■ **WHAT YOU NEED TO DO**
Among the entries below, copy only the span from the line containing "Reproduce this chart with matplotlib." through the line containing "fig = plt.figure(figsize=(8.27, 11.7), dpi=100)". Do so exactly, and skip the pictures.

Data records:
--- begin ---

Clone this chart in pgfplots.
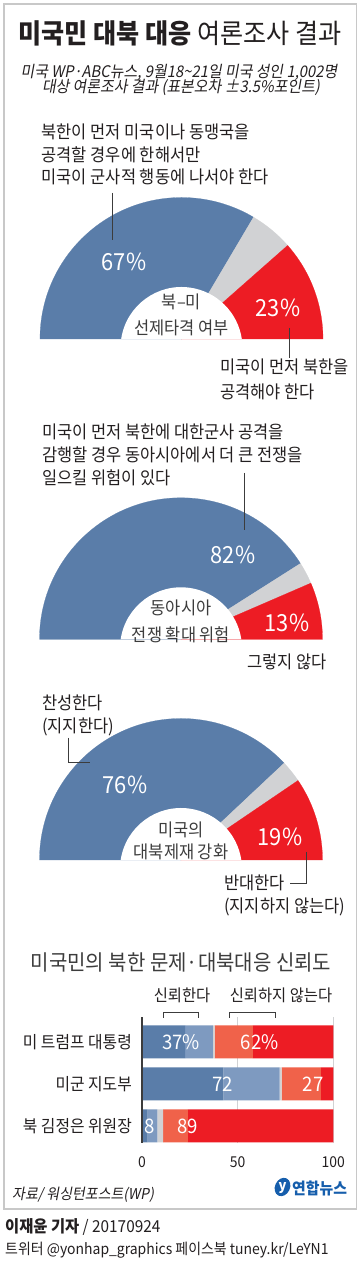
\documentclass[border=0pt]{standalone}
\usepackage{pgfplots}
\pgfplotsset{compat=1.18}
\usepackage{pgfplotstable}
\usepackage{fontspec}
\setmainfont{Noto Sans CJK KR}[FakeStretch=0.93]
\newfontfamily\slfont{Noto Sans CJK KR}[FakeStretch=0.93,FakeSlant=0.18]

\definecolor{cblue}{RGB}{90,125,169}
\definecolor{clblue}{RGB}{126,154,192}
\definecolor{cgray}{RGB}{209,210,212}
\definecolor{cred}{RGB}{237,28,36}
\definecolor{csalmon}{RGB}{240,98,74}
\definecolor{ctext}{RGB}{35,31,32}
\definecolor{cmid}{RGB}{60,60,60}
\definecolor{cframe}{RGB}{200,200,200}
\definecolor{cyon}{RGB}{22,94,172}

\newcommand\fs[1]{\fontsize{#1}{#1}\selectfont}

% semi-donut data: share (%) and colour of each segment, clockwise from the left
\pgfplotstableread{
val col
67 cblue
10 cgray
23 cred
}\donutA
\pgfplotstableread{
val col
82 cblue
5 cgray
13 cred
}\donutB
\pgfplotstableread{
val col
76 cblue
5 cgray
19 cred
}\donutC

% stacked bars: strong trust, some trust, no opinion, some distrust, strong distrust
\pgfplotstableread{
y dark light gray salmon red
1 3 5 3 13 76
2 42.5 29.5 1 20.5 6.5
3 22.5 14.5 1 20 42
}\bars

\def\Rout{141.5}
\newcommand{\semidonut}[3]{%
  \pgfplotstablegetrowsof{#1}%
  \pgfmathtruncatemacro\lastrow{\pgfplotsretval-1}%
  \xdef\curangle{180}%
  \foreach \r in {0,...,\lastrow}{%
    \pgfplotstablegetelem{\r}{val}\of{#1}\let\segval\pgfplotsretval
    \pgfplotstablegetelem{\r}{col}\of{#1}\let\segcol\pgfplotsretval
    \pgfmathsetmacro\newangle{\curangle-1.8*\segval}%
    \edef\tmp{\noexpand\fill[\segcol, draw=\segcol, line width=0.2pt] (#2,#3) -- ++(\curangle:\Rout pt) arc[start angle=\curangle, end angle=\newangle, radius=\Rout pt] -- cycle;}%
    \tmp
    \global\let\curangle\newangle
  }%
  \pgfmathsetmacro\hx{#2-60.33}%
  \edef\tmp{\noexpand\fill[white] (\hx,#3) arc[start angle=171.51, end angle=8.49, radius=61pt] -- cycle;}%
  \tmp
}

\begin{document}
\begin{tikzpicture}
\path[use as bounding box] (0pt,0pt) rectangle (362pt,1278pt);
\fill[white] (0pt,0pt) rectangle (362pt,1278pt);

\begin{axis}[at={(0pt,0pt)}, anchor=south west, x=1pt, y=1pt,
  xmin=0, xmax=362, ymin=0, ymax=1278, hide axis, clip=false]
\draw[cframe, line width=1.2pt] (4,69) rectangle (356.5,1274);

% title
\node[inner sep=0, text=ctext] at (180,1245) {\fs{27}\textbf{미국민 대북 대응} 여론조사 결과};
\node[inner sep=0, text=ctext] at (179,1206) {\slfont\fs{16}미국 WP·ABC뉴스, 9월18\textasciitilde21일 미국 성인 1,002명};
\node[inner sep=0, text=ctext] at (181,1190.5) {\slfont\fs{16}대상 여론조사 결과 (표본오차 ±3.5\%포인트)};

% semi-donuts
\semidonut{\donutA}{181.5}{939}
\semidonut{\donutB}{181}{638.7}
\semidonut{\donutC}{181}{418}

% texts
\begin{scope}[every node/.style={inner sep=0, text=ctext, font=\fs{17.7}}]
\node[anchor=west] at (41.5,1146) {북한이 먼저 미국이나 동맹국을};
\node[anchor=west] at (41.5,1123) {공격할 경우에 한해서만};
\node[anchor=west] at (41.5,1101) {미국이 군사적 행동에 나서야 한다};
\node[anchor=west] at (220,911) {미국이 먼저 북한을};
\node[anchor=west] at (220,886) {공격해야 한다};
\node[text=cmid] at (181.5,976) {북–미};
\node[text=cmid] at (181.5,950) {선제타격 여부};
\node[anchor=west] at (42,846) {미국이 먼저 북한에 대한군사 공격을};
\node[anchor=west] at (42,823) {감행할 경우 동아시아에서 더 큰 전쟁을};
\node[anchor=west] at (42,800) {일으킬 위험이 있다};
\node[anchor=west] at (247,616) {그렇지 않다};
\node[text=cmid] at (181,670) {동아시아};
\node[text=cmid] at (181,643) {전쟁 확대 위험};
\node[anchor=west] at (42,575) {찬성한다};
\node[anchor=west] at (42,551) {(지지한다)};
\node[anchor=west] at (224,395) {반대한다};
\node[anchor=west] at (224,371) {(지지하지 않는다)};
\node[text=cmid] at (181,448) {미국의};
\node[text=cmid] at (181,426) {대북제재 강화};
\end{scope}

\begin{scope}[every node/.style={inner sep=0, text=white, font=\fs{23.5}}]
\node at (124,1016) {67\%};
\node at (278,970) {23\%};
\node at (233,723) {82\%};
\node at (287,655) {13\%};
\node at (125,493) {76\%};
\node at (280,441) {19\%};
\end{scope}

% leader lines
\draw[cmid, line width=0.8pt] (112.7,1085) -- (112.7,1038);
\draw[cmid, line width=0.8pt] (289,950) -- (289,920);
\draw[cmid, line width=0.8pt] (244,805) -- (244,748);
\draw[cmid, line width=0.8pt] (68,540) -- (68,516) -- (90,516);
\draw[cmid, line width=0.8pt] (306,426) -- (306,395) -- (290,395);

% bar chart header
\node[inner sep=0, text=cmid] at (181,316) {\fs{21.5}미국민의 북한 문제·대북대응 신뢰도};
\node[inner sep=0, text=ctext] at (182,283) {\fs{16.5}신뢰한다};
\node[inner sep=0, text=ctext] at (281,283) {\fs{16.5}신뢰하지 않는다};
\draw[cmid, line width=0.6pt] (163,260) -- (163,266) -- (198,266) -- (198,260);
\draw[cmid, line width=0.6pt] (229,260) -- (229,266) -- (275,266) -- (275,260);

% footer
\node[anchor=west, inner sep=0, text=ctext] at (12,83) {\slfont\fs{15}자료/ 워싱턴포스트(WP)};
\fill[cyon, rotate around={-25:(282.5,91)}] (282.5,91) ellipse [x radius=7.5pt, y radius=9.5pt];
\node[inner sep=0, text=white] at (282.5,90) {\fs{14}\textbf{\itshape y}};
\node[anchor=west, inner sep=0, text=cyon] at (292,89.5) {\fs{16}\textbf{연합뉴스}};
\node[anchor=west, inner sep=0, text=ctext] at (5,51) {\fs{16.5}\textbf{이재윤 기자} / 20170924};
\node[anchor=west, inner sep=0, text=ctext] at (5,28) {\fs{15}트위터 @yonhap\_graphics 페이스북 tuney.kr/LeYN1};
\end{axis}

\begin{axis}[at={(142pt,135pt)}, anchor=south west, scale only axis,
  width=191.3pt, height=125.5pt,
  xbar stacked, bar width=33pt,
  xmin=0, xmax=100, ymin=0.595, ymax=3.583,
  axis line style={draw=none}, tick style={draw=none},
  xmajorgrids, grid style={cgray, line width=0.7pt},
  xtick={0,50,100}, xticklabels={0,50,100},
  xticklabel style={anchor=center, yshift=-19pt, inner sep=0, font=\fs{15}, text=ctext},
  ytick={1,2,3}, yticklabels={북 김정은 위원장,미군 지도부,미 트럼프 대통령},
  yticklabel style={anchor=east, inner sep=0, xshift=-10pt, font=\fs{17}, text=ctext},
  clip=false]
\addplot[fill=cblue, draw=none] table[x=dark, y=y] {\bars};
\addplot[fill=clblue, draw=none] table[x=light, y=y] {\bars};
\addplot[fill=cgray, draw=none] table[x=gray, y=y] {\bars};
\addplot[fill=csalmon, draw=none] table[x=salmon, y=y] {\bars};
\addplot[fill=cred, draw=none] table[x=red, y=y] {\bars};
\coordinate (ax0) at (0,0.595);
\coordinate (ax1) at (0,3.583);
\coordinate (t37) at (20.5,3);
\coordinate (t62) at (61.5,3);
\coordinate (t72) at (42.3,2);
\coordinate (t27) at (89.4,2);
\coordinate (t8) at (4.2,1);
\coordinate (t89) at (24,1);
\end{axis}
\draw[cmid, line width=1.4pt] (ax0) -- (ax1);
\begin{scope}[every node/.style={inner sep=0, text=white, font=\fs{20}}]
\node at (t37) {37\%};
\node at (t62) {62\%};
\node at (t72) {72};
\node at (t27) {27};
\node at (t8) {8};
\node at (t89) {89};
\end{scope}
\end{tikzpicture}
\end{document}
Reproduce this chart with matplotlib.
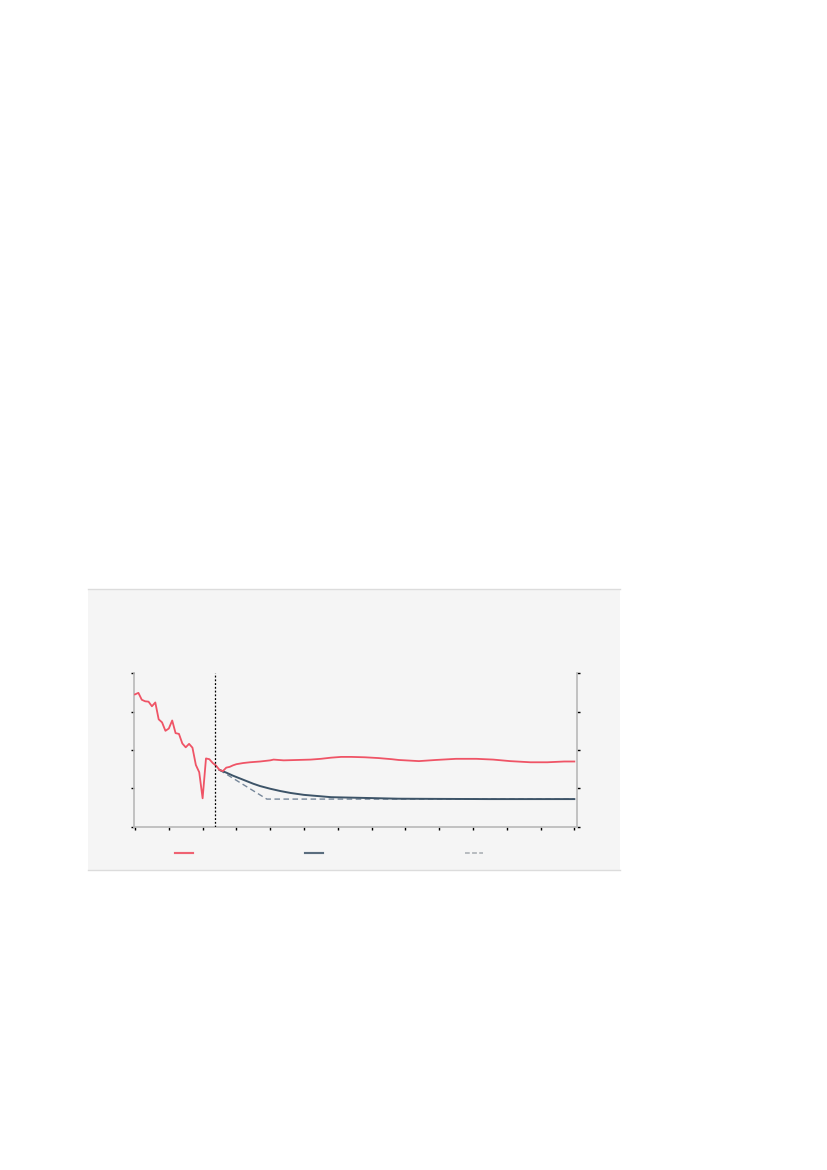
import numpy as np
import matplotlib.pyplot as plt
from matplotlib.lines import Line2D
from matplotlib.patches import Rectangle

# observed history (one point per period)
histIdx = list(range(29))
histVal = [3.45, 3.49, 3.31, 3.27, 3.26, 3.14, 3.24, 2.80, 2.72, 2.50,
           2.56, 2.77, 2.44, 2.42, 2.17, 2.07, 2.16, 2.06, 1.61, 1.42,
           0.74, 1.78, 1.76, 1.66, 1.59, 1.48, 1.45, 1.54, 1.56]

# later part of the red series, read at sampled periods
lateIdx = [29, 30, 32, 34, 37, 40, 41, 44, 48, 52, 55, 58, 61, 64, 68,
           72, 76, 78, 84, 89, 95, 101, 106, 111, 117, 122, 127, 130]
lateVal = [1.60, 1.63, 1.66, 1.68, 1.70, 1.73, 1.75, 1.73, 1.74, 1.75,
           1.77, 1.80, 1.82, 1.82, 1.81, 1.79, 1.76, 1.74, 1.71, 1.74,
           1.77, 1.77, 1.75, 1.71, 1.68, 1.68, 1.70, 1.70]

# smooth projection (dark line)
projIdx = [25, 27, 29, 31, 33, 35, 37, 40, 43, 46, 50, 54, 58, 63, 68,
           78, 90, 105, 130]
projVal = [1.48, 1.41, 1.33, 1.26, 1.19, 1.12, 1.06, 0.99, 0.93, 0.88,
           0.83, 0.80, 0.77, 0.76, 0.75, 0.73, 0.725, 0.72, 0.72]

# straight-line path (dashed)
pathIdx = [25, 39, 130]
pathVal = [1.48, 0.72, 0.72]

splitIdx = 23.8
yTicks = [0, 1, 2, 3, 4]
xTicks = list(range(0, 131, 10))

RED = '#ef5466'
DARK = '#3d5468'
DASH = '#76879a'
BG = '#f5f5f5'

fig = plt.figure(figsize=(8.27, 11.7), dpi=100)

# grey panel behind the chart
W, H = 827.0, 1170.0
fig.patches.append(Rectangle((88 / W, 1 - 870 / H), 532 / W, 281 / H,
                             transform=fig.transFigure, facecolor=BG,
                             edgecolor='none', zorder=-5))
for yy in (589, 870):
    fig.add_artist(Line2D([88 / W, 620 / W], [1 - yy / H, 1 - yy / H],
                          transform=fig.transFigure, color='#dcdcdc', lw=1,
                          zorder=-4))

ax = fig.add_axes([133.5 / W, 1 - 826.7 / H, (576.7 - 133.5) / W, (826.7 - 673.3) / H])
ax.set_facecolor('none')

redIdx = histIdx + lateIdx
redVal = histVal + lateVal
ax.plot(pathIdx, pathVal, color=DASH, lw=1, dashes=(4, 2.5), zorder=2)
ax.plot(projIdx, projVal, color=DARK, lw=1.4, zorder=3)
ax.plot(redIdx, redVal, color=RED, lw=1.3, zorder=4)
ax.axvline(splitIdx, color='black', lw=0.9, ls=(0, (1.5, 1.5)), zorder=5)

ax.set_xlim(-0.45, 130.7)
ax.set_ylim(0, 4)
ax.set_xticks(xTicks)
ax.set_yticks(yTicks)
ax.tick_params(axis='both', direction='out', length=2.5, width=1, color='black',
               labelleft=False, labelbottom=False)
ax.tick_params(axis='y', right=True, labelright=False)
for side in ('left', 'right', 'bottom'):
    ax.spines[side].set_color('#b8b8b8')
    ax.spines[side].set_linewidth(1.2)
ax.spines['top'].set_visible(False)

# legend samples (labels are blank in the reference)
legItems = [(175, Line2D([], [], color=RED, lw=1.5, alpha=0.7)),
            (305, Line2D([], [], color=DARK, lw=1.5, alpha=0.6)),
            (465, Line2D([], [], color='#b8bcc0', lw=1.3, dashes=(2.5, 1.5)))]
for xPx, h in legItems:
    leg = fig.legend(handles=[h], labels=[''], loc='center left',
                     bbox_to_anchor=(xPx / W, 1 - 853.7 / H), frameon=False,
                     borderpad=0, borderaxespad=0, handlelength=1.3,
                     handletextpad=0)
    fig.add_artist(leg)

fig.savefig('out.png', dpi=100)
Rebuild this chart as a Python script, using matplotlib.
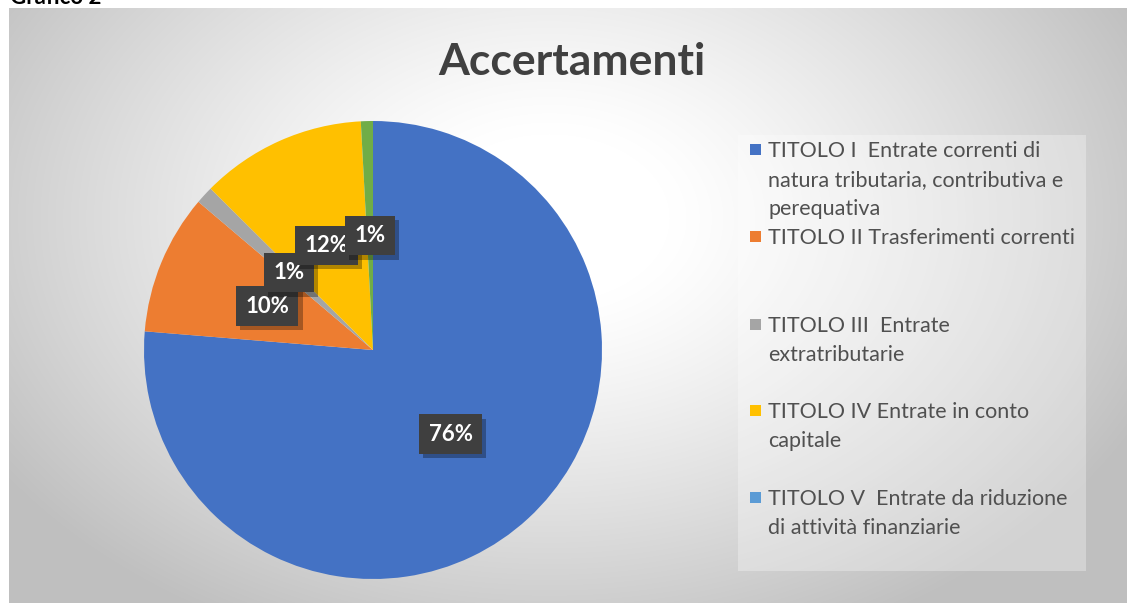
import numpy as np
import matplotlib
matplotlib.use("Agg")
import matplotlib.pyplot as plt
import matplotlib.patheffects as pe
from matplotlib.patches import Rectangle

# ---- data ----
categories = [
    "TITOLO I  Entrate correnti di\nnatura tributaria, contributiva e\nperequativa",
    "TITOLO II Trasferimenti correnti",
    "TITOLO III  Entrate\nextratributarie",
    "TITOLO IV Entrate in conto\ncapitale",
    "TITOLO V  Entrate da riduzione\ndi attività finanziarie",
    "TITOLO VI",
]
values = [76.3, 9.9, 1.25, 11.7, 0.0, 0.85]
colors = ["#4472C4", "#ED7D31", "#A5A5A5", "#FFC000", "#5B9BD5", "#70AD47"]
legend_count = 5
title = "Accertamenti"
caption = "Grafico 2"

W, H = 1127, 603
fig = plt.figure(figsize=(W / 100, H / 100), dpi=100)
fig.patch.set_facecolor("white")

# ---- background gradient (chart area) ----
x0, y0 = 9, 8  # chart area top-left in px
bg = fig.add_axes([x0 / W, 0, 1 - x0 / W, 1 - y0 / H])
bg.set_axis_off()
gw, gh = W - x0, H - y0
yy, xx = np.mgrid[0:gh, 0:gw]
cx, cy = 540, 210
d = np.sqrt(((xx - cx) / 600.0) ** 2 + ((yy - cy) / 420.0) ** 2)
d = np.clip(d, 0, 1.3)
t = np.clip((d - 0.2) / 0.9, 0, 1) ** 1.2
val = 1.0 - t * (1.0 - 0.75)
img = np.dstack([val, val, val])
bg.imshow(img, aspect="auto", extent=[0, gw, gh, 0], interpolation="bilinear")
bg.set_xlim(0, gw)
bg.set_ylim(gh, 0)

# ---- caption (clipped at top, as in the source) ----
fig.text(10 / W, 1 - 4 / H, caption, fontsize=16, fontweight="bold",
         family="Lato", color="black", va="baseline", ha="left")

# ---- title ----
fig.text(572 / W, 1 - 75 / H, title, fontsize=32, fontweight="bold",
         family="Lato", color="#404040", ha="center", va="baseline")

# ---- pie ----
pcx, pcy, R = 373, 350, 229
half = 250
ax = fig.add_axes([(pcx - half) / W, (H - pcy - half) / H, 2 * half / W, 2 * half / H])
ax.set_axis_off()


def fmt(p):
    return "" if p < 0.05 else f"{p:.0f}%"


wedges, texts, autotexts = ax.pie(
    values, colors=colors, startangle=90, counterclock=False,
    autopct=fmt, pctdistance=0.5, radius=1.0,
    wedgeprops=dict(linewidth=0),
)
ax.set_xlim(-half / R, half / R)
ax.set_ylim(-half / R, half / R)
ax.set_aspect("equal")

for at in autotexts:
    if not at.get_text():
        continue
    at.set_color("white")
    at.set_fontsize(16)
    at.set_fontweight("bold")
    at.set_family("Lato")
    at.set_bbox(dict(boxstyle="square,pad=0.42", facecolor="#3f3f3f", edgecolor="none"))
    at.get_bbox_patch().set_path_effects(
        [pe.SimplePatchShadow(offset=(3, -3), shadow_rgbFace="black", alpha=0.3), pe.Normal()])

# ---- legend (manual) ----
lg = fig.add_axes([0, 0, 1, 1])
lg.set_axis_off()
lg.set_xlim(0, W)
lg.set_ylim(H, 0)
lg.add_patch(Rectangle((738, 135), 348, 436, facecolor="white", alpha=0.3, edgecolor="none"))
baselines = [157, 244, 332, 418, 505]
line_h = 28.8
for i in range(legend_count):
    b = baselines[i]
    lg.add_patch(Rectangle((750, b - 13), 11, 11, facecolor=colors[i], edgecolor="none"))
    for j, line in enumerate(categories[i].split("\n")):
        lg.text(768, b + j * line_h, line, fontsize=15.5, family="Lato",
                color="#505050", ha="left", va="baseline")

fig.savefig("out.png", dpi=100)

--- end ---

■ **EXPECTED ANSWER**
Reproduce this chart with matplotlib.
import numpy as np
import matplotlib.pyplot as plt
from matplotlib.lines import Line2D
from matplotlib.patches import Rectangle

# observed history (one point per period)
histIdx = list(range(29))
histVal = [3.45, 3.49, 3.31, 3.27, 3.26, 3.14, 3.24, 2.80, 2.72, 2.50,
           2.56, 2.77, 2.44, 2.42, 2.17, 2.07, 2.16, 2.06, 1.61, 1.42,
           0.74, 1.78, 1.76, 1.66, 1.59, 1.48, 1.45, 1.54, 1.56]

# later part of the red series, read at sampled periods
lateIdx = [29, 30, 32, 34, 37, 40, 41, 44, 48, 52, 55, 58, 61, 64, 68,
           72, 76, 78, 84, 89, 95, 101, 106, 111, 117, 122, 127, 130]
lateVal = [1.60, 1.63, 1.66, 1.68, 1.70, 1.73, 1.75, 1.73, 1.74, 1.75,
           1.77, 1.80, 1.82, 1.82, 1.81, 1.79, 1.76, 1.74, 1.71, 1.74,
           1.77, 1.77, 1.75, 1.71, 1.68, 1.68, 1.70, 1.70]

# smooth projection (dark line)
projIdx = [25, 27, 29, 31, 33, 35, 37, 40, 43, 46, 50, 54, 58, 63, 68,
           78, 90, 105, 130]
projVal = [1.48, 1.41, 1.33, 1.26, 1.19, 1.12, 1.06, 0.99, 0.93, 0.88,
           0.83, 0.80, 0.77, 0.76, 0.75, 0.73, 0.725, 0.72, 0.72]

# straight-line path (dashed)
pathIdx = [25, 39, 130]
pathVal = [1.48, 0.72, 0.72]

splitIdx = 23.8
yTicks = [0, 1, 2, 3, 4]
xTicks = list(range(0, 131, 10))

RED = '#ef5466'
DARK = '#3d5468'
DASH = '#76879a'
BG = '#f5f5f5'

fig = plt.figure(figsize=(8.27, 11.7), dpi=100)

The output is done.